Just approach the situation as you would any other business proposal: by building a business case for what you need. "You need to demonstrate, based on your previous performance, that you will be able to deliver the same results," Mok explains.

If you want to telecommute, for example, you should explain how you already successfully work without direct supervision -- making sure to include specific examples -- and how you can accomplish more without frequent office interruptions. Moreover, you should point out that a home setup is in line with your company's disaster recovery plans because it allows you to work even if the main office is empty due to, say, bad weather.

4. Take advantage of corporate policies and programs.

A survey conducted last year by OfficeTeam, a Menlo Park, Calif., staffing service, found that 53% of workers and 45% of executives said their employers were "very supportive" of efforts to achieve work/life balance. Another 37% of workers and 50% of executives said their employers were "somewhat supportive."

But work/life benefits, whether they're on-site child care, flextime or job sharing, can't help you if you don't take advantage of them. Learn what programs your company offers and consider when and how they can benefit you, Mok says.

Look at Schultz's case. His round-trip commute takes at least two hours, so he takes advantage of Battelle company policy and telecommutes when he has a daytime appointment close to home. "It's a huge relief of pressure, and it saves a great deal of time," he says.

5. Seek out a mentor.

"Look to people who you feel who have a good work/life balance and ask them, 'How did you accomplish this?' " advises Katherine Spencer Lee, executive director of Robert Half Technology.

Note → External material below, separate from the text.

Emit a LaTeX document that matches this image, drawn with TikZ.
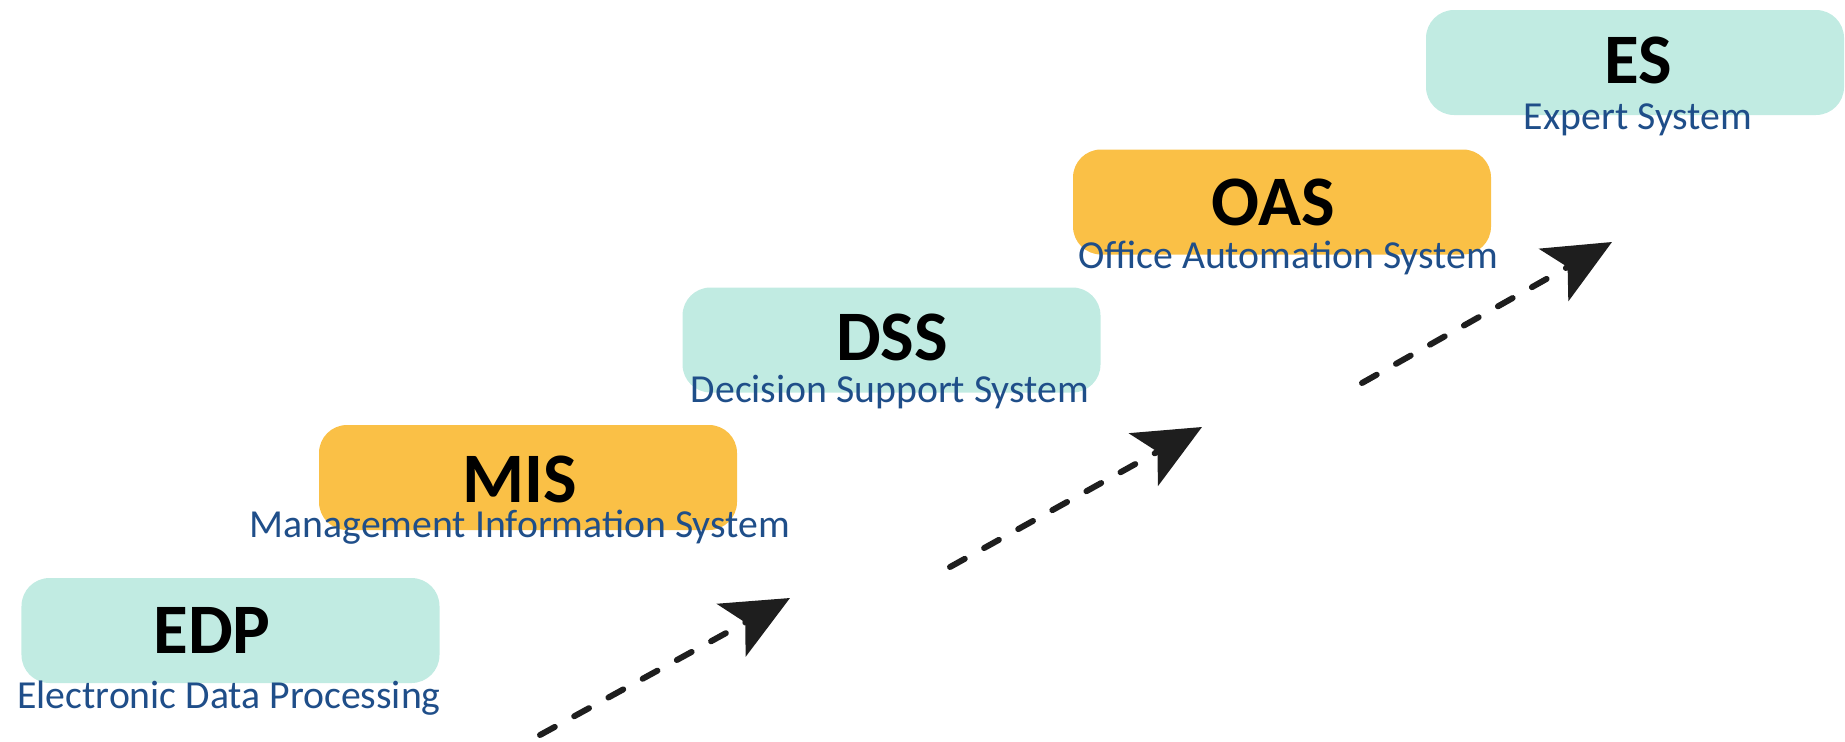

Brian Abeyta, vice president of IT at insurance provider Aflac Inc. in Columbus, Ga., remembers admiring a supervisor who was gifted at managing both her executive-level job and her life as a mom.

"It forced me to appreciate very disciplined time management," he says, noting that his superior was very good about dedicating her time and focus to the task at hand. "She set a schedule and committed to that. Wherever she was, she was at that place and wasn't thinking about where she had to be next," he observes.

That kind of focus and discipline, both from the Aflac executive and from professionals Abeyta had known at previous companies, helped him and his co-workers learn how to honor their own personal priorities while still fulfilling their job requirements. "It showed that we could respect for each other's time, and that we need to respect each other's lives," Abeyta says.

6. Work more efficiently.

Seasoned tech workers know when they need to rush back to the office and when they can dial in and troubleshoot remotely, says Natalie Gahrmann, a work/life expert at N-R-G Coaching Associates in Hillsborough, N.J.

She points to her husband, an IT director, and his own work habits as an example: He recently drove to his company's New Jersey backup site rather than to his Manhattan office to handle an off-hours problem, saving precious personal time in the process.

Another way to work more efficiently: Tap the expertise of a professional group, Buik suggests. "You become more efficient with your time at work when you can share issues with others," she says. "That's less time dealing with certain problems, which means all of a sudden you have more time at home."

One of Buik's colleagues, for example, recently researched details on HP C-Class blade servers through the Encompass user group and was able to make a purchasing decision based on that interaction, which saved him from conducting hours of research on his own.